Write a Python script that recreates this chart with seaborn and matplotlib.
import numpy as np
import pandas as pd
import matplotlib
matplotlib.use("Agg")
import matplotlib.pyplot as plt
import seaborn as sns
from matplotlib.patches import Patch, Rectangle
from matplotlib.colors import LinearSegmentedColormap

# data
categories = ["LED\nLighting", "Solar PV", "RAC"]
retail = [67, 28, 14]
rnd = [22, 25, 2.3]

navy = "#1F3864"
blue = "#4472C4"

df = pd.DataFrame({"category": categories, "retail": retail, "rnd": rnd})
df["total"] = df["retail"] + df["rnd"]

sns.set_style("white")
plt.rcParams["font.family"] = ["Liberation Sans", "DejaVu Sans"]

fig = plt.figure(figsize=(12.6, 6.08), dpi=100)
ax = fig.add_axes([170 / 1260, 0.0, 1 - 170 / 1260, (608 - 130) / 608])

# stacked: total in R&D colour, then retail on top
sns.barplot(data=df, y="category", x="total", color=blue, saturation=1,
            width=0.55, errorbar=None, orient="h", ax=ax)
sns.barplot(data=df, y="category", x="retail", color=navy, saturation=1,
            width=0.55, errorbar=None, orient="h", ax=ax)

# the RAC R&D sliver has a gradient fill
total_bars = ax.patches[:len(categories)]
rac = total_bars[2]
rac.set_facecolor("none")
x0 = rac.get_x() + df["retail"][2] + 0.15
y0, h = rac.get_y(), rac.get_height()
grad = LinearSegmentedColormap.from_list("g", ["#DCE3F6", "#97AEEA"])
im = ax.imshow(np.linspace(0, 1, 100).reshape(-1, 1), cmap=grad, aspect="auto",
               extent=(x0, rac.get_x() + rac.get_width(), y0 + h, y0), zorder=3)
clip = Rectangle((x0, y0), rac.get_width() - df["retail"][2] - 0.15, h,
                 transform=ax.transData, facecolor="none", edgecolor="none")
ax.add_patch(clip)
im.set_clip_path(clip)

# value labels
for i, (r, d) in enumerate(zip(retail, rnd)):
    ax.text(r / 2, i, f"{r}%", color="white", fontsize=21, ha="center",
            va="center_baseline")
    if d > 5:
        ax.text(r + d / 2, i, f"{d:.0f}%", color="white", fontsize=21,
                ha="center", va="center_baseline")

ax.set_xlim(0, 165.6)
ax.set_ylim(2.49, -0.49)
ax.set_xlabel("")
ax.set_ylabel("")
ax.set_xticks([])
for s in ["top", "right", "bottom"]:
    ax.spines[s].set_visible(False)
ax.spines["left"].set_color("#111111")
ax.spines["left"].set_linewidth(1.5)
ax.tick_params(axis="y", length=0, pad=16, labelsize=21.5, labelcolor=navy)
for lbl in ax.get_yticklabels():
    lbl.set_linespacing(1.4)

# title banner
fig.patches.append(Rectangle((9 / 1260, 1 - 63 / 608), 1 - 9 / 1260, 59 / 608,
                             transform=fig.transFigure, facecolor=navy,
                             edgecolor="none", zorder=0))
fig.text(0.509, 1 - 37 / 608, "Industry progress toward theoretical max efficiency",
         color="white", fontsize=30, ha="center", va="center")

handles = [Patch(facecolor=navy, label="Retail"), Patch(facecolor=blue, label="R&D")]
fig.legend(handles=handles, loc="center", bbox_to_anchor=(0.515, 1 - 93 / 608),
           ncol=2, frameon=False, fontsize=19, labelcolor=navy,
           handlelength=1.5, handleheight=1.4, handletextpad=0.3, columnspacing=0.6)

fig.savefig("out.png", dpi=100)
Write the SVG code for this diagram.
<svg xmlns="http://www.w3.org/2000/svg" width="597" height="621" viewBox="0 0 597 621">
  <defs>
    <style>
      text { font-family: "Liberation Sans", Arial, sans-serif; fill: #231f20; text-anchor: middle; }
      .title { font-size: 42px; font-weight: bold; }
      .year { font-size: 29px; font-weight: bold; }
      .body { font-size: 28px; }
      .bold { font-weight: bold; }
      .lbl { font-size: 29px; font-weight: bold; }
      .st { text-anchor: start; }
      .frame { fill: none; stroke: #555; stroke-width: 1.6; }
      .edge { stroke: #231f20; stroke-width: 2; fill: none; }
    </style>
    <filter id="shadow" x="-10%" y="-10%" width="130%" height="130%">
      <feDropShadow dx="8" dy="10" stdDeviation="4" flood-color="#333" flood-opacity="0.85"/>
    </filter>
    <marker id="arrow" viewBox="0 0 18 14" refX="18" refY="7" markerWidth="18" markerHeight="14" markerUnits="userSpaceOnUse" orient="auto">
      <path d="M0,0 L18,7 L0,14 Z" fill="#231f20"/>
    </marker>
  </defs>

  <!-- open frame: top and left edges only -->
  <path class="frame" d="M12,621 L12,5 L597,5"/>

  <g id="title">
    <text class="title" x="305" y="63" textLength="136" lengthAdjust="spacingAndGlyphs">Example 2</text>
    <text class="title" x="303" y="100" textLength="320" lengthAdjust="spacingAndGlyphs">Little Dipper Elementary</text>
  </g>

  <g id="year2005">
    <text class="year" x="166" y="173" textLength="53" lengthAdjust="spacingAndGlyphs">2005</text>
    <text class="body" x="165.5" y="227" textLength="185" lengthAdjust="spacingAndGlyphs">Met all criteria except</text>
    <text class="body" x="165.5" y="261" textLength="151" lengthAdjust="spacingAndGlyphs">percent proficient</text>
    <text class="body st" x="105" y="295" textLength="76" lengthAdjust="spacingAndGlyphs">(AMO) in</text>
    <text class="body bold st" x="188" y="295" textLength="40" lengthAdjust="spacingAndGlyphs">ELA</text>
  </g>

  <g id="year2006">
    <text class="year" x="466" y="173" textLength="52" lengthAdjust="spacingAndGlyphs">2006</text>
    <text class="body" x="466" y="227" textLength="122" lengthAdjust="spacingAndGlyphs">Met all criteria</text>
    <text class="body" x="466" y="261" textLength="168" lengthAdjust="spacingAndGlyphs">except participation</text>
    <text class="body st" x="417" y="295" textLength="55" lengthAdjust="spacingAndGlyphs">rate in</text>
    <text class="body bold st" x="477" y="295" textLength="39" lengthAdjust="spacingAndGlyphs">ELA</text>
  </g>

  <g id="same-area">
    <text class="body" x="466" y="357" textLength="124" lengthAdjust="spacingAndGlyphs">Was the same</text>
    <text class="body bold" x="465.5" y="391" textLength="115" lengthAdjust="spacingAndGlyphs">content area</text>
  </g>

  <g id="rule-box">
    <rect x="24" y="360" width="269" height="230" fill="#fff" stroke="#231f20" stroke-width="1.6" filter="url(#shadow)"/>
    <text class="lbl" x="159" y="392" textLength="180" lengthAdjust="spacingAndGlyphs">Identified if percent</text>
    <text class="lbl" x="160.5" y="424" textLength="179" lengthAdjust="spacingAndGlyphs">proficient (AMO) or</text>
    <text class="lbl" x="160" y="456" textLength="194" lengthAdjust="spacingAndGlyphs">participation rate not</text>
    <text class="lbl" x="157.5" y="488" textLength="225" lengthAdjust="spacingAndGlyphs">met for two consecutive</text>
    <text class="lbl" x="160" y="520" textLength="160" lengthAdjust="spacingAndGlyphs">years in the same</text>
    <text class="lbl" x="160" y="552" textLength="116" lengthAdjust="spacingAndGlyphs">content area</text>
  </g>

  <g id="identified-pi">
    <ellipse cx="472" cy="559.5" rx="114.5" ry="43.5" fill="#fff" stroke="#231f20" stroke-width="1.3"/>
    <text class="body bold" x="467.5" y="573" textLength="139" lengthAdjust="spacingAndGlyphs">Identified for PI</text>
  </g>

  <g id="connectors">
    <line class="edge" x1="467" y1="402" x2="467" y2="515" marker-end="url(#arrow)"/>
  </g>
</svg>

* * *

TASK GOAL: Every line that holds the word "chart" should be extracted.

RESPONSE TO THIS TASK:
Write a Python script that recreates this chart with seaborn and matplotlib.

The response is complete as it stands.